GIVEN MATERIAL:
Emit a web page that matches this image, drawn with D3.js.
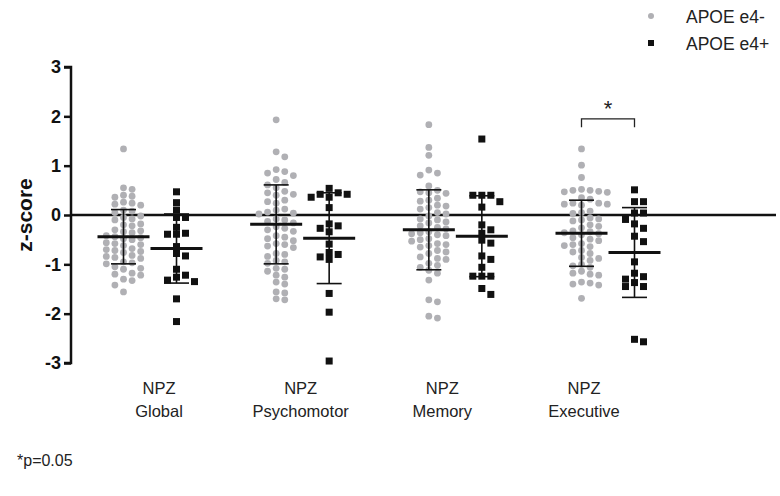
<!DOCTYPE html>
<html>
<head>
<meta charset="utf-8">
<script src="https://cdn.jsdelivr.net/npm/d3@7"></script>
<style>
  html, body { margin: 0; padding: 0; background: #fff; }
  #chart { width: 780px; height: 496px; }
</style>
</head>
<body>
<div id="chart"></div>
<script>
// ── Data ───────────────────────────────────────────────────────
const categories = ['Global', 'Psychomotor', 'Memory', 'Executive'];
const seriesNames = ['APOE e4-', 'APOE e4+'];
const yTicks = [-3, -2, -1, 0, 1, 2, 3];

const negGlobal = [1.34, 0.55, 0.52, 0.40, 0.38, 0.36, 0.26, 0.24, 0.22, 0.20, 0.10, 0.08, 0.05,
  -0.02, -0.05, -0.08, -0.10, -0.18, -0.20, -0.22, -0.30, -0.32, -0.34, -0.36,
  -0.42, -0.44, -0.46, -0.48, -0.50, -0.56, -0.58, -0.60, -0.62, -0.68, -0.70, -0.72, -0.74, -0.76,
  -0.82, -0.84, -0.86, -0.88, -0.95, -0.97, -0.99, -1.05, -1.08, -1.10, -1.18, -1.20, -1.22,
  -1.30, -1.33, -1.42, -1.56];
const negPsychomotor = [1.93, 1.28, 1.18, 0.92, 0.88, 0.85, 0.80, 0.72, 0.66, 0.61, 0.55,
  0.48, 0.45, 0.42, 0.40, 0.30, 0.27, 0.24, 0.12, 0.10, 0.06, 0.04, 0.02,
  -0.08, -0.10, -0.13, -0.16, -0.24, -0.27, -0.30, -0.33, -0.42, -0.45, -0.48, -0.52,
  -0.58, -0.60, -0.63, -0.66, -0.78, -0.80, -0.84, -0.92, -0.95, -0.98, -1.08, -1.10, -1.14,
  -1.22, -1.26, -1.36, -1.40, -1.56, -1.58, -1.70, -1.72];
const negMemory = [1.83, 1.37, 1.21, 0.91, 0.85, 0.81, 0.59, 0.50, 0.47, 0.45, 0.44,
  0.34, 0.30, 0.28, 0.20, 0.18, 0.15, 0.12, 0.05, 0.02, -0.02,
  -0.08, -0.10, -0.14, -0.16, -0.22, -0.25, -0.28, -0.34, -0.36, -0.38, -0.40, -0.42,
  -0.48, -0.50, -0.53, -0.58, -0.60, -0.62, -0.65, -0.72, -0.75, -0.78, -0.85, -0.88, -0.90,
  -0.98, -1.02, -1.06, -1.12, -1.18, -1.32, -1.72, -1.76, -2.05, -2.09];
const negExecutive = [1.34, 1.01, 0.76, 0.52, 0.50, 0.48, 0.47, 0.50, 0.46, 0.35, 0.32,
  0.24, 0.22, 0.20, 0.22, 0.24, 0.08, 0.05, 0.03, -0.06, -0.08, -0.10, -0.12,
  -0.20, -0.23, -0.26, -0.32, -0.34, -0.36, -0.38, -0.40, -0.46, -0.49, -0.52,
  -0.58, -0.60, -0.62, -0.64, -0.72, -0.75, -0.78, -0.86, -0.88, -0.92,
  -1.00, -1.03, -1.06, -1.14, -1.18, -1.20, -1.22, -1.36, -1.38, -1.40, -1.42, -1.69];

const posGlobal = [0.47, 0.25, 0.10, -0.05, -0.05, -0.25, -0.37, -0.39, -0.39, -0.64, -0.78,
  -0.83, -1.10, -1.22, -1.26, -1.32, -1.35, -1.70, -2.16];
const posPsychomotor = [0.54, 0.45, 0.42, 0.42, 0.36, 0.36, 0.15, -0.18, -0.22, -0.27, -0.34,
  -0.59, -0.76, -0.80, -0.85, -0.90, -1.59, -1.97, -2.96];
const posMemory = [1.54, 0.40, 0.40, 0.40, 0.27, 0.16, -0.20, -0.30, -0.37, -0.51, -0.57,
  -0.83, -0.90, -1.06, -1.24, -1.24, -1.24, -1.49, -1.61];
const posExecutive = [0.51, 0.27, 0.27, 0.04, 0.04, -0.09, -0.18, -0.27, -0.43, -0.54, -0.95,
  -1.18, -1.25, -1.30, -1.37, -1.45, -1.45, -2.52, -2.57];

// group means and SDs as drawn
const negMeans = [-0.44, -0.19, -0.30, -0.37];
const negSDs   = [0.55, 0.80, 0.81, 0.67];
const posMeans = [-0.68, -0.47, -0.43, -0.76];
const posSDs   = [0.70, 0.92, 0.82, 0.91];

const negSeries = [negGlobal, negPsychomotor, negMemory, negExecutive];
const posSeries = [posGlobal, posPsychomotor, posMemory, posExecutive];

// ── Chart ──────────────────────────────────────────────────────
const W = 780, H = 496;
const FONT = "'Liberation Sans', Arial, sans-serif";

const svg = d3.select('#chart').append('svg')
  .attr('width', W).attr('height', H);

const y = d3.scaleLinear().domain([-3, 3]).range([363, 67]);
const xGroup = d3.scalePoint().domain(categories).range([150, 608]);
const xSeries = d3.scalePoint().domain(seriesNames).range([-26.5, 26.5]);
const xLabel = d3.scalePoint().domain(categories).range([159, 584]);

const gray = '#b0b0b4';
const ink = '#111';

// beeswarm: spread points of near-equal value sideways
function swarm(values, cx, step) {
  const minDy = 6.6;
  const placed = [];
  const sorted = values.slice().sort((a, b) => b - a);
  sorted.forEach(v => {
    const py = y(v);
    for (let i = 0; i < 40; i++) {
      const k = i === 0 ? 0 : (i % 2 ? (i + 1) / 2 : -i / 2);
      const px = cx + k * step / 2;
      const hit = placed.some(p => Math.abs(p.x - px) < step * 0.95 && Math.abs(p.y - py) < minDy);
      if (!hit) { placed.push({ x: px, y: py, v }); break; }
    }
  });
  return placed;
}

// zero reference line
svg.append('line')
  .attr('x1', 71).attr('x2', 776)
  .attr('y1', y(0)).attr('y2', y(0))
  .attr('stroke', ink).attr('stroke-width', 2.5);

// y axis
const yAxis = svg.append('g')
  .attr('transform', 'translate(71,0)')
  .call(d3.axisLeft(y).tickValues(yTicks).tickSize(7).tickPadding(3).tickFormat(d3.format('d')));
yAxis.select('.domain').attr('stroke', ink).attr('stroke-width', 2.5).attr('d', `M-7,${y(3)}H0V${y(-3)}H-7`);
yAxis.selectAll('.tick line').attr('stroke', ink).attr('stroke-width', 2.5);
yAxis.selectAll('.tick text')
  .attr('fill', ink)
  .attr('font-family', FONT)
  .attr('font-size', '18px')
  .attr('font-weight', 'bold')
  .text(d => d < 0 ? '-' + Math.abs(d) : d);

svg.append('text')
  .attr('transform', `translate(32,${y(0)}) rotate(-90)`)
  .attr('text-anchor', 'middle')
  .attr('fill', ink)
  .attr('font-family', FONT)
  .attr('font-size', '21px')
  .attr('font-weight', 'bold')
  .text('z-score');

// points
categories.forEach((cat, gi) => {
  const cxNeg = xGroup(cat) + xSeries(seriesNames[0]);
  const cxPos = xGroup(cat) + xSeries(seriesNames[1]);

  svg.append('g').selectAll('circle')
    .data(swarm(negSeries[gi], cxNeg, 8.6))
    .enter().append('circle')
    .attr('cx', d => d.x).attr('cy', d => d.y)
    .attr('r', 3.4)
    .attr('fill', gray);

  svg.append('g').selectAll('rect')
    .data(swarm(posSeries[gi], cxPos, 9))
    .enter().append('rect')
    .attr('x', d => d.x - 3.5).attr('y', d => d.y - 3.5)
    .attr('width', 7).attr('height', 7)
    .attr('fill', ink);

  // mean ± SD
  [[cxNeg, negMeans[gi], negSDs[gi]], [cxPos, posMeans[gi], posSDs[gi]]].forEach(([cx, m, sd]) => {
    const g = svg.append('g').attr('stroke', ink);
    g.append('line').attr('x1', cx).attr('x2', cx)
      .attr('y1', y(m + sd)).attr('y2', y(m - sd)).attr('stroke-width', 1.6);
    [m + sd, m - sd].forEach(v => {
      g.append('line').attr('x1', cx - 12.5).attr('x2', cx + 12.5)
        .attr('y1', y(v)).attr('y2', y(v)).attr('stroke-width', 1.6);
    });
    g.append('line').attr('x1', cx - 26).attr('x2', cx + 26)
      .attr('y1', y(m)).attr('y2', y(m)).attr('stroke-width', 3);
  });
});

// category labels
categories.forEach(cat => {
  const t = svg.append('text')
    .attr('x', xLabel(cat))
    .attr('text-anchor', 'middle')
    .attr('fill', '#222')
    .attr('font-family', FONT)
    .attr('font-size', '16.5px');
  t.append('tspan').attr('x', xLabel(cat)).attr('y', 394).text('NPZ');
  t.append('tspan').attr('x', xLabel(cat)).attr('y', 417).text(cat);
});

// significance bracket on Executive
const bx1 = xGroup('Executive') + xSeries(seriesNames[0]);
const bx2 = xGroup('Executive') + xSeries(seriesNames[1]);
svg.append('path')
  .attr('d', `M${bx1},${y(1.78)}V${y(1.95)}H${bx2}V${y(1.78)}`)
  .attr('fill', 'none').attr('stroke', '#222').attr('stroke-width', 1.3);
svg.append('text')
  .attr('x', (bx1 + bx2) / 2).attr('y', 116)
  .attr('text-anchor', 'middle')
  .attr('fill', '#222')
  .attr('font-family', FONT)
  .attr('font-size', '22px')
  .text('*');

// legend
const legend = svg.append('g').attr('font-family', FONT).attr('font-size', '17.5px').attr('fill', '#222');
legend.append('circle').attr('cx', 651).attr('cy', 16).attr('r', 3).attr('fill', gray);
legend.append('text').attr('x', 686).attr('y', 23).text(seriesNames[0]);
legend.append('rect').attr('x', 648).attr('y', 40).attr('width', 6).attr('height', 6).attr('fill', ink);
legend.append('text').attr('x', 686).attr('y', 50).text(seriesNames[1]);

// footnote
svg.append('text')
  .attr('x', 17).attr('y', 466)
  .attr('fill', '#222')
  .attr('font-family', FONT)
  .attr('font-size', '16px')
  .text('*p=0.05');
</script>
</body>
</html>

GIVEN INSTRUCTION: The lines from the start of the data through the line that contains "-1.40, -1.42, -1.69];" are to be returned exactly, please, with both ends included and every picture left out.

FULL ANSWER:
Emit a web page that matches this image, drawn with D3.js.
<!DOCTYPE html>
<html>
<head>
<meta charset="utf-8">
<script src="https://cdn.jsdelivr.net/npm/d3@7"></script>
<style>
  html, body { margin: 0; padding: 0; background: #fff; }
  #chart { width: 780px; height: 496px; }
</style>
</head>
<body>
<div id="chart"></div>
<script>
// ── Data ───────────────────────────────────────────────────────
const categories = ['Global', 'Psychomotor', 'Memory', 'Executive'];
const seriesNames = ['APOE e4-', 'APOE e4+'];
const yTicks = [-3, -2, -1, 0, 1, 2, 3];

const negGlobal = [1.34, 0.55, 0.52, 0.40, 0.38, 0.36, 0.26, 0.24, 0.22, 0.20, 0.10, 0.08, 0.05,
  -0.02, -0.05, -0.08, -0.10, -0.18, -0.20, -0.22, -0.30, -0.32, -0.34, -0.36,
  -0.42, -0.44, -0.46, -0.48, -0.50, -0.56, -0.58, -0.60, -0.62, -0.68, -0.70, -0.72, -0.74, -0.76,
  -0.82, -0.84, -0.86, -0.88, -0.95, -0.97, -0.99, -1.05, -1.08, -1.10, -1.18, -1.20, -1.22,
  -1.30, -1.33, -1.42, -1.56];
const negPsychomotor = [1.93, 1.28, 1.18, 0.92, 0.88, 0.85, 0.80, 0.72, 0.66, 0.61, 0.55,
  0.48, 0.45, 0.42, 0.40, 0.30, 0.27, 0.24, 0.12, 0.10, 0.06, 0.04, 0.02,
  -0.08, -0.10, -0.13, -0.16, -0.24, -0.27, -0.30, -0.33, -0.42, -0.45, -0.48, -0.52,
  -0.58, -0.60, -0.63, -0.66, -0.78, -0.80, -0.84, -0.92, -0.95, -0.98, -1.08, -1.10, -1.14,
  -1.22, -1.26, -1.36, -1.40, -1.56, -1.58, -1.70, -1.72];
const negMemory = [1.83, 1.37, 1.21, 0.91, 0.85, 0.81, 0.59, 0.50, 0.47, 0.45, 0.44,
  0.34, 0.30, 0.28, 0.20, 0.18, 0.15, 0.12, 0.05, 0.02, -0.02,
  -0.08, -0.10, -0.14, -0.16, -0.22, -0.25, -0.28, -0.34, -0.36, -0.38, -0.40, -0.42,
  -0.48, -0.50, -0.53, -0.58, -0.60, -0.62, -0.65, -0.72, -0.75, -0.78, -0.85, -0.88, -0.90,
  -0.98, -1.02, -1.06, -1.12, -1.18, -1.32, -1.72, -1.76, -2.05, -2.09];
const negExecutive = [1.34, 1.01, 0.76, 0.52, 0.50, 0.48, 0.47, 0.50, 0.46, 0.35, 0.32,
  0.24, 0.22, 0.20, 0.22, 0.24, 0.08, 0.05, 0.03, -0.06, -0.08, -0.10, -0.12,
  -0.20, -0.23, -0.26, -0.32, -0.34, -0.36, -0.38, -0.40, -0.46, -0.49, -0.52,
  -0.58, -0.60, -0.62, -0.64, -0.72, -0.75, -0.78, -0.86, -0.88, -0.92,
  -1.00, -1.03, -1.06, -1.14, -1.18, -1.20, -1.22, -1.36, -1.38, -1.40, -1.42, -1.69];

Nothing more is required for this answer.